▶ [INFORMATION PROVIDED]:
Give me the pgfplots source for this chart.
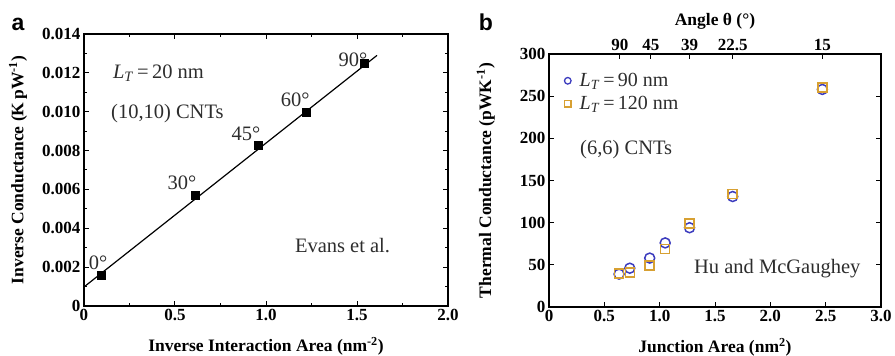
\documentclass[border=0pt]{standalone}
\usepackage{pgfplots}
\pgfplotsset{compat=1.18}
\usepackage{fontspec}
\setmainfont{Liberation Serif}
\setsansfont{Liberation Sans}
\definecolor{cblue}{RGB}{60,60,190}
\definecolor{corange}{RGB}{215,160,50}
\definecolor{tgray}{RGB}{45,45,45}
\begin{document}
\begin{tikzpicture}
\useasboundingbox (0pt,0pt) rectangle (895pt,356pt);
\pgfplotsset{
  every axis/.append style={
    scale only axis, tick align=inside,
    axis line style={line width=1.3pt},
    major tick length=5pt, minor tick length=3pt,
    every tick/.append style={black, line width=1pt},
    /pgf/number format/assume math mode=true,
    tick label style={font=\fontsize{17}{17}\selectfont\bfseries},
    label style={font=\fontsize{17.5}{17.5}\selectfont\bfseries},
    scaled ticks=false,
  },
}
\node[font=\fontsize{23}{23}\selectfont\sffamily\bfseries] at (18pt,332pt) {a};
\node[font=\fontsize{23}{23}\selectfont\sffamily\bfseries] at (486pt,334pt) {b};
% Panel a
\begin{axis}[at={(84pt,50pt)}, anchor=south west, width=364pt, height=272pt,
  xmin=0, xmax=2, ymin=0, ymax=0.014,
  xtick={0,0.5,1,1.5,2}, xticklabels={0,0.5,1.0,1.5,2.0}, minor x tick num=1,
  ytick={0,0.002,0.004,0.006,0.008,0.010,0.012,0.014},
  yticklabels={0,0.002,0.004,0.006,0.008,0.010,0.012,0.014}, minor y tick num=1,
  xlabel={Inverse Interaction Area (nm\textsuperscript{-2})},
  ylabel={Inverse Conductance (K\,pW\textsuperscript{-1})},
  xlabel style={at={(axis description cs:0.5,-0.147)}, anchor=center},
  ylabel style={at={(axis description cs:-0.181,0.5)}, anchor=center},
  clip=false]
\addplot[black, line width=1.2pt] coordinates {(0,0.00098) (1.61,0.0129)};
\addplot[only marks, mark=square*, mark size=4pt, black] coordinates {
(0.093,0.0016) (0.61,0.0057) (0.956,0.0083) (1.22,0.0100) (1.538,0.0125)};
\begin{scope}[every node/.style={font=\fontsize{20.5}{20.5}\selectfont, text=tgray}]
\node[anchor=west] at (axis cs:0.14,0.0120) {\textit{L}\textsubscript{\textit{T}}\,=\,20 nm};
\node[anchor=west] at (axis cs:0.13,0.0099) {(10,10) CNTs};
\node[anchor=west] at (axis cs:1.14,0.0031) {Evans et al.};
\node at (axis cs:0.077,0.00221) {0°};
\node at (axis cs:0.538,0.00633) {30°};
\node at (axis cs:0.89,0.00885) {45°};
\node at (axis cs:1.16,0.0106) {60°};
\node at (axis cs:1.478,0.01266) {90°};
\end{scope}
\end{axis}
% Panel b
\begin{axis}[at={(549pt,49pt)}, anchor=south west, width=332pt, height=253pt,
  xmin=0, xmax=3, ymin=0, ymax=300,
  xtick={0,0.5,1,1.5,2,2.5,3}, xticklabels={0,0.5,1.0,1.5,2.0,2.5,3.0},
  ytick={0,50,100,150,200,250,300}, xtick pos=bottom,
  xlabel={Junction Area (nm\textsuperscript{2})},
  ylabel={Thermal Conductance (pWK\textsuperscript{-1})},
  xlabel style={at={(axis description cs:0.5,-0.158)}, anchor=center},
  ylabel style={at={(axis description cs:-0.19,0.5)}, anchor=center},
  legend style={at={(0.035,0.94)}, anchor=north west, draw=none, fill=none,
    font=\fontsize{20}{22}\selectfont, text=tgray, row sep=4pt,
    /tikz/every odd column/.append style={column sep=6pt}},
  legend cell align=left, clip=false]
\addplot[only marks, mark=o, mark size=5pt, cblue, line width=1.5pt,
  legend image code/.code={\draw[cblue, line width=1.3pt] (0.15cm,0) circle (3.3pt);}] coordinates {
(0.633,39) (0.73,46) (0.91,58) (1.05,76) (1.27,94) (1.66,131) (2.47,258)};
\addlegendentry{\textit{L}\textsubscript{\textit{T}}\,=\,90 nm}
\addplot[only marks, mark=square, mark size=4.5pt, corange, line width=1.5pt,
  legend image code/.code={\draw[corange, line width=1.3pt] (0.15cm-3.3pt,-3.3pt) rectangle (0.15cm+3.3pt,3.3pt);}] coordinates {
(0.633,40) (0.73,41) (0.91,49) (1.05,69) (1.27,99) (1.66,134) (2.47,260)};
\addlegendentry{\textit{L}\textsubscript{\textit{T}}\,=\,120 nm}
\node[anchor=west, font=\fontsize{20.5}{20.5}\selectfont, text=tgray] at (axis cs:0.25,187) {(6,6) CNTs};
\node[anchor=west, font=\fontsize{20.5}{20.5}\selectfont, text=tgray] at (axis cs:1.28,46) {Hu and McGaughey};
\end{axis}
\begin{axis}[at={(549pt,49pt)}, anchor=south west, width=332pt, height=253pt,
  xmin=0, xmax=3, ymin=0, ymax=1,
  axis x line*=top, hide y axis,
  xtick={0.64,0.92,1.27,1.66,2.47}, xticklabels={90,45,39,22.5,15},
  xlabel={Angle θ (°)},
  xlabel style={at={(axis description cs:0.5,1.13)}, anchor=center}]
\end{axis}
\end{tikzpicture}
\end{document}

▶ [YOUR TASK]: Leave out the pictures and retype every line above exactly.

▶ [REPLY TO THE TASK]:
Give me the pgfplots source for this chart.
\documentclass[border=0pt]{standalone}
\usepackage{pgfplots}
\pgfplotsset{compat=1.18}
\usepackage{fontspec}
\setmainfont{Liberation Serif}
\setsansfont{Liberation Sans}
\definecolor{cblue}{RGB}{60,60,190}
\definecolor{corange}{RGB}{215,160,50}
\definecolor{tgray}{RGB}{45,45,45}
\begin{document}
\begin{tikzpicture}
\useasboundingbox (0pt,0pt) rectangle (895pt,356pt);
\pgfplotsset{
  every axis/.append style={
    scale only axis, tick align=inside,
    axis line style={line width=1.3pt},
    major tick length=5pt, minor tick length=3pt,
    every tick/.append style={black, line width=1pt},
    /pgf/number format/assume math mode=true,
    tick label style={font=\fontsize{17}{17}\selectfont\bfseries},
    label style={font=\fontsize{17.5}{17.5}\selectfont\bfseries},
    scaled ticks=false,
  },
}
\node[font=\fontsize{23}{23}\selectfont\sffamily\bfseries] at (18pt,332pt) {a};
\node[font=\fontsize{23}{23}\selectfont\sffamily\bfseries] at (486pt,334pt) {b};
% Panel a
\begin{axis}[at={(84pt,50pt)}, anchor=south west, width=364pt, height=272pt,
  xmin=0, xmax=2, ymin=0, ymax=0.014,
  xtick={0,0.5,1,1.5,2}, xticklabels={0,0.5,1.0,1.5,2.0}, minor x tick num=1,
  ytick={0,0.002,0.004,0.006,0.008,0.010,0.012,0.014},
  yticklabels={0,0.002,0.004,0.006,0.008,0.010,0.012,0.014}, minor y tick num=1,
  xlabel={Inverse Interaction Area (nm\textsuperscript{-2})},
  ylabel={Inverse Conductance (K\,pW\textsuperscript{-1})},
  xlabel style={at={(axis description cs:0.5,-0.147)}, anchor=center},
  ylabel style={at={(axis description cs:-0.181,0.5)}, anchor=center},
  clip=false]
\addplot[black, line width=1.2pt] coordinates {(0,0.00098) (1.61,0.0129)};
\addplot[only marks, mark=square*, mark size=4pt, black] coordinates {
(0.093,0.0016) (0.61,0.0057) (0.956,0.0083) (1.22,0.0100) (1.538,0.0125)};
\begin{scope}[every node/.style={font=\fontsize{20.5}{20.5}\selectfont, text=tgray}]
\node[anchor=west] at (axis cs:0.14,0.0120) {\textit{L}\textsubscript{\textit{T}}\,=\,20 nm};
\node[anchor=west] at (axis cs:0.13,0.0099) {(10,10) CNTs};
\node[anchor=west] at (axis cs:1.14,0.0031) {Evans et al.};
\node at (axis cs:0.077,0.00221) {0°};
\node at (axis cs:0.538,0.00633) {30°};
\node at (axis cs:0.89,0.00885) {45°};
\node at (axis cs:1.16,0.0106) {60°};
\node at (axis cs:1.478,0.01266) {90°};
\end{scope}
\end{axis}
% Panel b
\begin{axis}[at={(549pt,49pt)}, anchor=south west, width=332pt, height=253pt,
  xmin=0, xmax=3, ymin=0, ymax=300,
  xtick={0,0.5,1,1.5,2,2.5,3}, xticklabels={0,0.5,1.0,1.5,2.0,2.5,3.0},
  ytick={0,50,100,150,200,250,300}, xtick pos=bottom,
  xlabel={Junction Area (nm\textsuperscript{2})},
  ylabel={Thermal Conductance (pWK\textsuperscript{-1})},
  xlabel style={at={(axis description cs:0.5,-0.158)}, anchor=center},
  ylabel style={at={(axis description cs:-0.19,0.5)}, anchor=center},
  legend style={at={(0.035,0.94)}, anchor=north west, draw=none, fill=none,
    font=\fontsize{20}{22}\selectfont, text=tgray, row sep=4pt,
    /tikz/every odd column/.append style={column sep=6pt}},
  legend cell align=left, clip=false]
\addplot[only marks, mark=o, mark size=5pt, cblue, line width=1.5pt,
  legend image code/.code={\draw[cblue, line width=1.3pt] (0.15cm,0) circle (3.3pt);}] coordinates {
(0.633,39) (0.73,46) (0.91,58) (1.05,76) (1.27,94) (1.66,131) (2.47,258)};
\addlegendentry{\textit{L}\textsubscript{\textit{T}}\,=\,90 nm}
\addplot[only marks, mark=square, mark size=4.5pt, corange, line width=1.5pt,
  legend image code/.code={\draw[corange, line width=1.3pt] (0.15cm-3.3pt,-3.3pt) rectangle (0.15cm+3.3pt,3.3pt);}] coordinates {
(0.633,40) (0.73,41) (0.91,49) (1.05,69) (1.27,99) (1.66,134) (2.47,260)};
\addlegendentry{\textit{L}\textsubscript{\textit{T}}\,=\,120 nm}
\node[anchor=west, font=\fontsize{20.5}{20.5}\selectfont, text=tgray] at (axis cs:0.25,187) {(6,6) CNTs};
\node[anchor=west, font=\fontsize{20.5}{20.5}\selectfont, text=tgray] at (axis cs:1.28,46) {Hu and McGaughey};
\end{axis}
\begin{axis}[at={(549pt,49pt)}, anchor=south west, width=332pt, height=253pt,
  xmin=0, xmax=3, ymin=0, ymax=1,
  axis x line*=top, hide y axis,
  xtick={0.64,0.92,1.27,1.66,2.47}, xticklabels={90,45,39,22.5,15},
  xlabel={Angle θ (°)},
  xlabel style={at={(axis description cs:0.5,1.13)}, anchor=center}]
\end{axis}
\end{tikzpicture}
\end{document}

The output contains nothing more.